So, ironically enough, I just got paid to give my political opinion.
Last Thursday I was invited to take part in a focus group on political and civic issues. We met on Monday night. Normally I don’t go in for this sort of thing. I don’t do surveys over the phone, and even less of the ones I get in my e-mail. I generally think that we poll too much as Americans, that we’re always asking for opinions before people have really had a chance to form them.
But $100 to sit in a room for two hours and talk, I’ll bite.
Aside from jokes my wife was making about the name “Harvest Research” and how she’d worry they’d taken my brain if I didn’t come home (a real nice joke to make to someone who’s been playing System Shock 2 for the last week), I was worried that I was going to be thrown in the midst of a fairly confrontational and controversial setting.
It’s one thing to be listen to extremist views of Facebook and the like, it’s quite another to be dragged into a conversation at work, or to choose to sit in a room with people who don’t agree with you.
I enjoyed it.
There were definitely a couple of early cringe moments, particularly when playing word association games with current and potential Presidents. There are a couple of the classic attacks of both sides that when I hear them causes me to have to use all my will power not to vent in frustration. However, the same could equally be said of some of the things I say, and I was impressed at how civil and even convivial the conversation was.
We were a surprisingly diverse group, even with just eight people, all guys around my age. While we had been told to let every one talk and finish their sentences, there was no real disincentive preventing us from debating with one another, or even going on the offensive. We’d get paid either way. But we didn’t fight. Instead everyone displayed fairly sophisticated opinions and emotions regarding the election, the various political parties and the candidates. I felt comfortable sharing some of my own mixed views and disappointments, as well as my aspirations and hopes.
Additionally, we experienced a phenomena that I (perhaps this is biased) think is unique to men. Within less than two hours, a group of men who had little in common, and in fact openly disagreed with each other on important issues, were cracking jokes, both about ourselves, the situation, and our fellow focus group members. We took what I thought was going to be a kind of stressful situation, and made it fun.

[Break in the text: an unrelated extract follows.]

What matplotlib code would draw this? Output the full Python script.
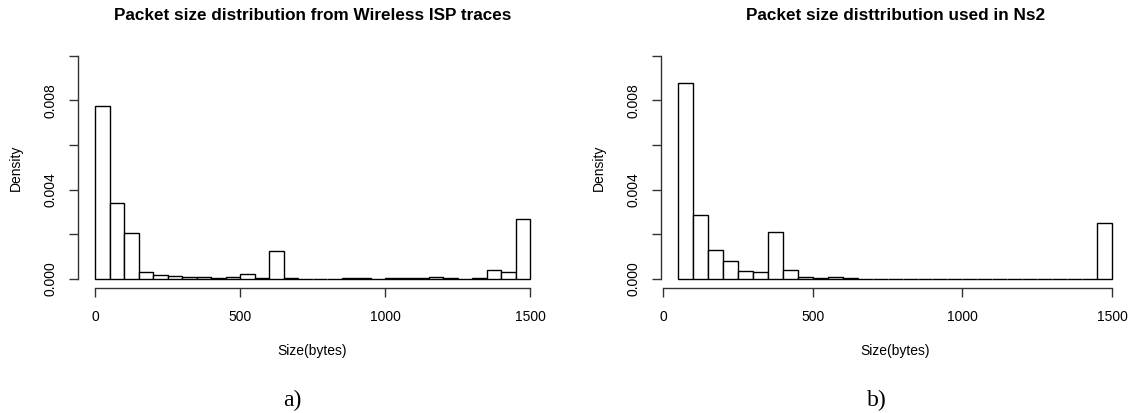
import numpy as np
import matplotlib.pyplot as plt

# bin layout (50-byte bins)
bin_width = 50
isp_start = 0
ns2_start = 50

# density per bin
isp_density = [0.00776, 0.00341, 0.00208, 0.00031, 0.00018, 0.000135, 0.00009, 0.00009,
               0.00006, 0.00009, 0.00022, 0.00003, 0.00127, 0.00003, 0.000015, 0.000015,
               0.000015, 0.000045, 0.00003, 0.000015, 0.000045, 0.00003, 0.000045, 0.000075,
               0.000045, 0.000015, 0.00003, 0.00042, 0.00031, 0.00271]
ns2_density = [0.00878, 0.00286, 0.00130, 0.00082, 0.00037, 0.00033, 0.00209, 0.00042,
               0.00009, 0.00006, 0.00009, 0.00003, 0.00002, 0.00002, 0.00001, 0.00001,
               0.00001, 0.00002, 0.00001, 0.00001, 0.00002, 0.00001, 0.00001, 0.00001,
               0.00001, 0.00001, 0.00001, 0.00001, 0.00250]

titles = ['Packet size distribution from Wireless ISP traces',
          'Packet size disttribution used in Ns2']
captions = ['a)', 'b)']
xticks = [0, 500, 1000, 1500]
yticks = [0.0, 0.002, 0.004, 0.006, 0.008, 0.010]
ytick_labels = ['0.000', '', '0.004', '', '0.008', '']

plt.rcParams['font.family'] = ['Liberation Sans', 'DejaVu Sans']

fig = plt.figure(figsize=(11.32, 4.13), dpi=100)
ax1 = fig.add_axes([0.0686, 0.3027, 0.415, 0.584])
ax2 = fig.add_axes([0.5837, 0.3027, 0.414, 0.584])

panels = [(ax1, isp_start, isp_density), (ax2, ns2_start, ns2_density)]
for i, (ax, start, dens) in enumerate(panels):
    lefts = start + bin_width * np.arange(len(dens))
    ax.bar(lefts, dens, width=bin_width, align='edge', color='white',
           edgecolor='black', linewidth=1.0)
    span = 1500 - start
    ax.set_xlim(start - 0.04 * span, 1500 + 0.04 * span)
    ax.set_ylim(-0.0004, 0.0104)

    for s in ['top', 'right']:
        ax.spines[s].set_visible(False)
    ax.spines['left'].set_bounds(0, 0.010)
    ax.spines['bottom'].set_bounds(0, 1500)
    for s in ['left', 'bottom']:
        ax.spines[s].set_color('#333333')
        ax.spines[s].set_linewidth(1.0)

    ax.set_xticks(xticks)
    ax.set_yticks(yticks)
    ax.set_yticklabels(ytick_labels, rotation=90, va='center')
    ax.tick_params(axis='both', direction='out', length=6.5, width=1.0,
                   color='#333333', labelsize=10, pad=8)
    ax.tick_params(axis='x', pad=9)

    ax.set_xlabel('Size(bytes)', fontsize=10, labelpad=14.5)
    ax.set_ylabel('Density', fontsize=10, labelpad=15)
    ax.set_title(titles[i], fontsize=12.3, fontweight='bold', pad=19)

fig.text(0.258, 0.031, captions[0], ha='center', va='center',
         family='Liberation Serif', fontsize=17)
fig.text(0.775, 0.031, captions[1], ha='center', va='center',
         family='Liberation Serif', fontsize=17)

fig.savefig('out.png', dpi=100)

It was the typical weird focus group experience. There were one way mirrors, and everything was being taped. But it was also a surprisingly vibrant and interesting discussion of the issues, without trying to make converts of the other people in the room. It was refreshing, at a time when I’ve been seeing a reacting to vitriol that is being spewed in so many other places on the web.
We need to do this more. Find people who disagree with us and invite them to dinner. Talk honestly about our feelings and our beliefs and really listen. Maybe it was the formalized setting. Maybe we felt we should behave because we were getting paid. But I actually think it was more than that. We can be better versions of ourselves if we just make a little effort.
And yes I still have my brain, though I think one of my kidneys is missing.